I carry Santa to the garage. He’s earned a rest, and so have I.
Haul Out the Holly
Ever year, I watch A Muppet Family Christmas, an essentially lost piece of media. It features the Muppet Show cast, Sesame Street, and the Fraggles. At the end of the special, Jim Henson appears and talks for a few seconds, and I cry every single time I see him.
At first, I thought it was because I was just sad that someone I idolized had passed away unjustly early, but I think I started to realize that I also really found the little quip–”I like it when they’re happy,”-to be something that resonates with me. As I said, I put on a lot of weight to carry the household, and at times, that makes it hard to be “me”. I give up doing a lot of things because I have to do everyone else’s things, and so there are times when I simply cannot exist in every space that I need to at all times. Much of my anxiety and stress comes from the sense that I am eternally playing catch-up, that ideas and goals that I have get forgotten about or pushed to the side because I am trying to do my best to keep everything above water, and yet, I can’t disagree.

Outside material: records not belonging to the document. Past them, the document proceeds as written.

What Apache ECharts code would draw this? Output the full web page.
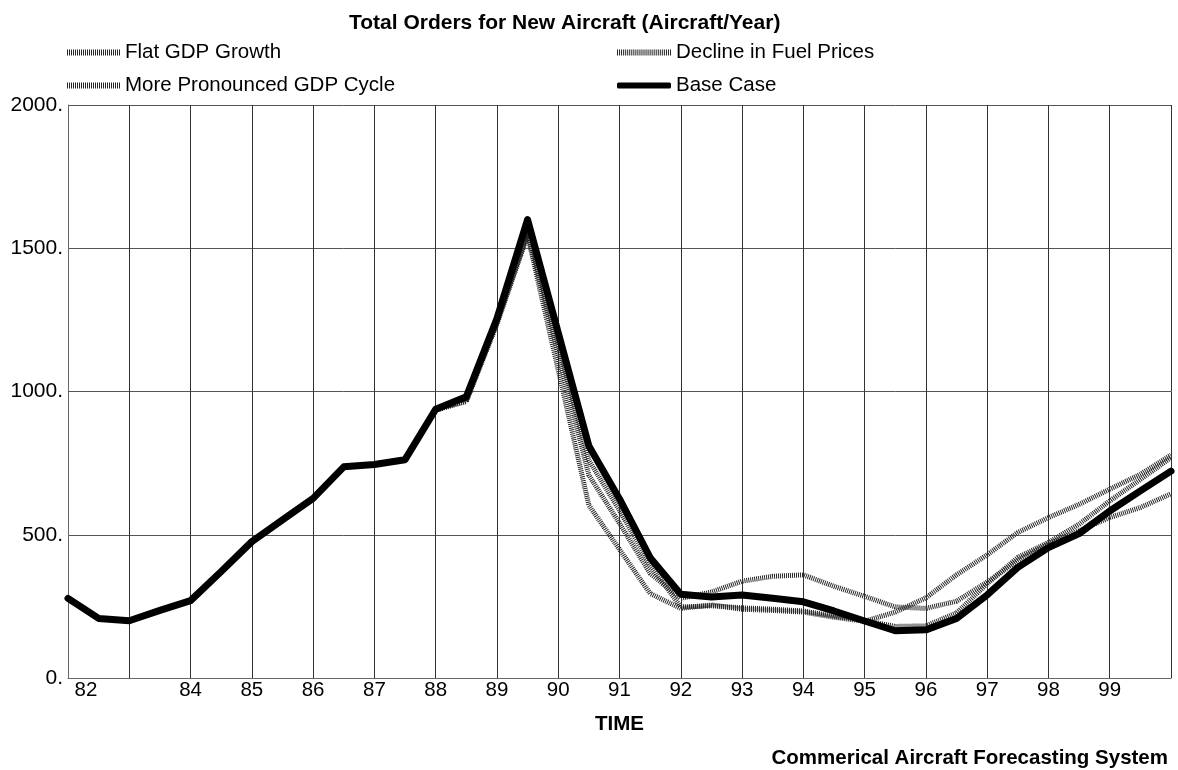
<!DOCTYPE html>
<html>
<head>
<meta charset="utf-8">
<title>Total Orders for New Aircraft</title>
<script src="https://cdn.jsdelivr.net/npm/echarts@6/dist/echarts.min.js"></script>
<style>
  html, body { margin: 0; padding: 0; background: #fff; }
  #chart { width: 1178px; height: 770px; }
</style>
</head>
<body>
<div id="chart"></div>
<script>
// Half-year sample points, 1982 .. 2000
const years = [1982, 1982.5, 1983, 1983.5, 1984, 1984.5, 1985, 1985.5, 1986, 1986.5,
               1987, 1987.5, 1988, 1988.5, 1989, 1989.5, 1990, 1990.5, 1991, 1991.5,
               1992, 1992.5, 1993, 1993.5, 1994, 1994.5, 1995, 1995.5, 1996, 1996.5,
               1997, 1997.5, 1998, 1998.5, 1999, 1999.5, 2000];

// Orders for new aircraft (aircraft / year) per scenario
const flatGdpGrowth = [278, 208, 200, 236, 270, 372, 476, 552, 627, 737,
                       745, 762, 935, 968, 1240, 1550, 1130, 708, 540, 365,
                       278, 300, 338, 355, 360, 320, 285, 248, 243, 268,
                       335, 410, 468, 514, 560, 595, 643];
const fuelPriceDecline = [278, 208, 200, 236, 270, 372, 476, 552, 627, 737,
                          745, 762, 935, 970, 1245, 1555, 1160, 760, 585, 395,
                          248, 252, 245, 240, 234, 216, 201, 180, 182, 227,
                          329, 421, 473, 537, 618, 693, 769];
const pronouncedCycle = [278, 208, 200, 236, 270, 372, 476, 552, 627, 737,
                         745, 762, 935, 965, 1235, 1545, 1075, 603, 449, 295,
                         243, 255, 240, 236, 230, 212, 198, 230, 280, 360,
                         430, 508, 560, 606, 659, 711, 778];
const baseCase = [278, 208, 200, 236, 270, 372, 476, 552, 627, 737,
                  745, 762, 938, 982, 1255, 1600, 1205, 810, 625, 420,
                  292, 283, 290, 278, 266, 234, 199, 165, 168, 208,
                  290, 386, 455, 504, 583, 653, 722];

// Year ticks that carry a label
const labelledYears = [1982, 1984, 1985, 1986, 1987, 1988, 1989, 1990, 1991,
                       1992, 1993, 1994, 1995, 1996, 1997, 1998, 1999];

const FONT = 'Liberation Sans, Arial, sans-serif';
const FS = 20.5;
const pairs = vals => years.map((y, i) => [y, vals[i]]);

const HATCH = '#262626';
const hatched = { color: HATCH, width: 5, type: [1, 1], cap: 'butt', join: 'round' };

// Striped legend swatch: thin vertical bars across a 53x6 box
let stripes = '';
for (let i = 0; i < 27; i++) stripes += 'M' + (2 * i) + ',0h1v6h-1z';
const stripeIcon = 'path://' + stripes;

const chart = echarts.init(document.getElementById('chart'), null, { renderer: 'canvas' });

chart.setOption({
  animation: false,
  backgroundColor: '#fff',
  title: [
    {
      text: 'Total Orders for New Aircraft (Aircraft/Year)',
      left: 344, top: 8,
      textStyle: { fontFamily: FONT, fontSize: 21, fontWeight: 'bold', color: '#000' }
    },
    {
      text: 'Commerical Aircraft Forecasting System',
      right: 10, top: 748,
      padding: 0,
      textStyle: { fontFamily: FONT, fontSize: FS, fontWeight: 'bold', color: '#000' }
    }
  ],
  legend: [
    {
      orient: 'vertical', left: 67, top: 42, padding: 0, itemGap: 12,
      itemWidth: 53, itemHeight: 6, symbolKeepAspect: false,
      textStyle: { fontFamily: FONT, fontSize: FS, color: '#000' },
      data: [
        { name: 'Flat GDP Growth', icon: stripeIcon },
        { name: 'More Pronounced GDP Cycle', icon: stripeIcon }
      ]
    },
    {
      orient: 'vertical', left: 617, top: 42, padding: 0, itemGap: 12,
      itemWidth: 54, itemHeight: 6, symbolKeepAspect: false,
      textStyle: { fontFamily: FONT, fontSize: FS, color: '#000' },
      data: [
        { name: 'Decline in Fuel Prices', icon: stripeIcon },
        { name: 'Base Case', icon: 'roundRect', itemStyle: { color: '#000' } }
      ]
    }
  ],
  grid: { left: 68, right: 7, top: 105, bottom: 92, containLabel: false },
  xAxis: {
    type: 'value', min: 1982, max: 2000, interval: 1,
    name: 'TIME', nameLocation: 'middle', nameGap: 36,
    nameTextStyle: { fontFamily: FONT, fontSize: FS, fontWeight: 'bold', color: '#000' },
    axisLine: { show: true, lineStyle: { color: '#666', width: 1 } },
    axisTick: { show: false },
    splitLine: { show: true, lineStyle: { color: '#333', width: 1 } },
    axisLabel: {
      margin: 2, color: '#000', fontFamily: FONT, fontSize: FS,
      formatter: v => {
        if (!labelledYears.includes(v)) return '';
        const s = String(v).slice(2);
        return v === 1982 ? '{first|' + s + '}' : s;
      },
      rich: { first: { padding: [0, 0, 0, 36], fontFamily: FONT, fontSize: FS, color: '#000' } }
    }
  },
  yAxis: {
    type: 'value', min: 0, max: 2000, interval: 500,
    axisLine: { show: true, lineStyle: { color: '#666', width: 1 } },
    axisTick: { show: false },
    splitLine: { show: true, lineStyle: { color: '#555', width: 1 } },
    axisLabel: {
      margin: 5, color: '#000', fontFamily: FONT, fontSize: 21,
      padding: [0, 0, 4, 0],
      formatter: v => v + '.'
    }
  },
  series: [
    { name: 'Flat GDP Growth', type: 'line', data: pairs(flatGdpGrowth),
      symbol: 'none', itemStyle: { color: HATCH }, lineStyle: hatched, z: 2 },
    { name: 'Decline in Fuel Prices', type: 'line', data: pairs(fuelPriceDecline),
      symbol: 'none', itemStyle: { color: HATCH }, lineStyle: hatched, z: 2 },
    { name: 'More Pronounced GDP Cycle', type: 'line', data: pairs(pronouncedCycle),
      symbol: 'none', itemStyle: { color: HATCH }, lineStyle: hatched, z: 2 },
    { name: 'Base Case', type: 'line', data: pairs(baseCase),
      symbol: 'none', z: 3, itemStyle: { color: '#000' },
      lineStyle: { color: '#000', width: 7, cap: 'round', join: 'round' } }
  ]
});
</script>
</body>
</html>
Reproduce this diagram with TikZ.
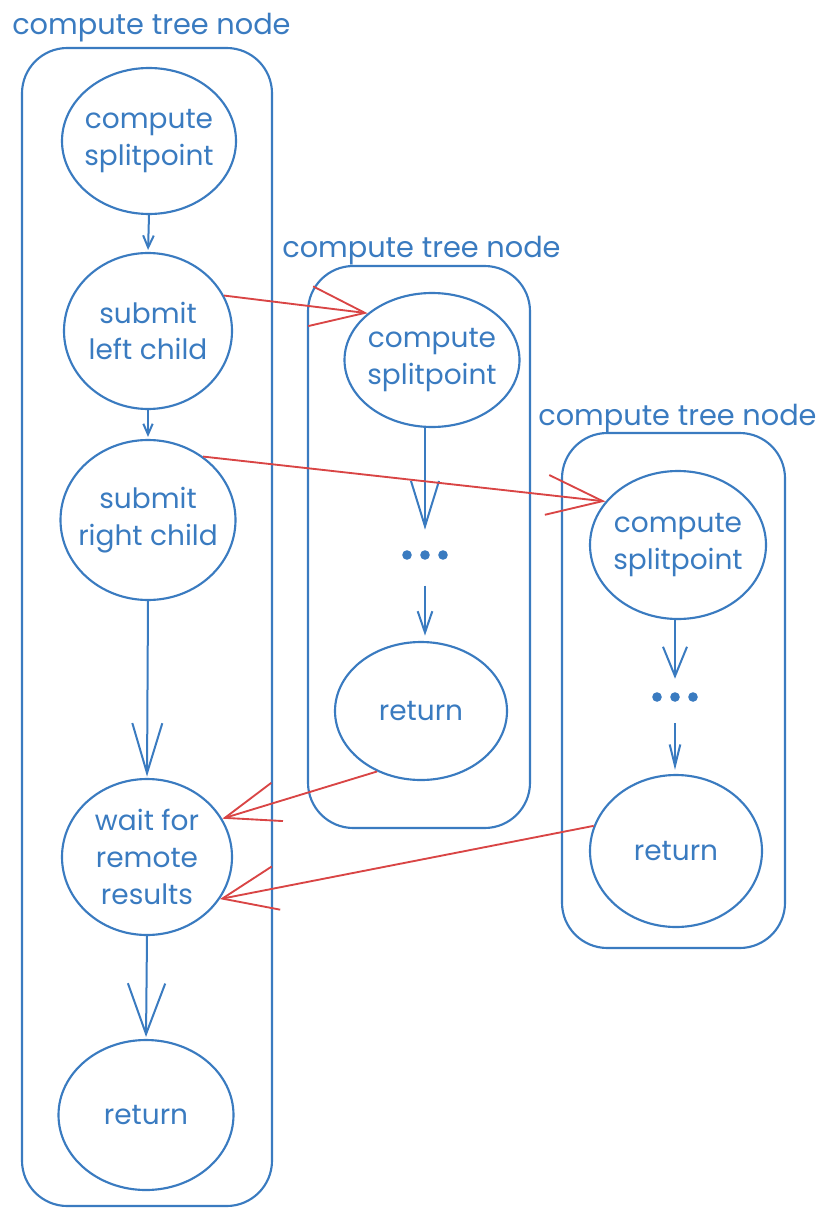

I like it when they’re happy.
And in this instance, I actually get to see what that happiness looks like. When they both see the finished result, they’re ecstatic. They’re more interested in what I’ve done here than they have been in an almost anything else I have done: recipes I have tried for the first time, accolades of work, successes in my life, none of those earn the interest this stupid plastic milk jug of a Santa gets. I actually get momentarily annoyed, but it gives way to a calming sense that even though there is so much more behind this gift than I can express or explain, the end result is the same: they’re happy with it, and I’m happy with it, and that’s all that really matters.
I return him to the garage, but not before an idea takes me.
I go inside and fetch one of my dolls. It’s a cute ball joint doll from a blind box set that I got on a recent trip and ended up being the secret figure in the set. That doesn’t really matter, though; I just really think she’s very cute and I love the colorings. I set up the Santa for a moment on the workbench and snap another picture. Because while this Santa is a gift to them, he’s also a gift to me. A reminder that I can do pretty impressive work. That the person behind this work, Marcy, is capable of doing a hell of a lot with a hell of a little. And that sometimes, she really enjoys being a little bit of an excitable goofball. And perhaps that’s the best gift I can give myself: the mercy to allow myself to be.
Merry Christmas, dear readers. I hope you also give yourself the gift of mercy this year.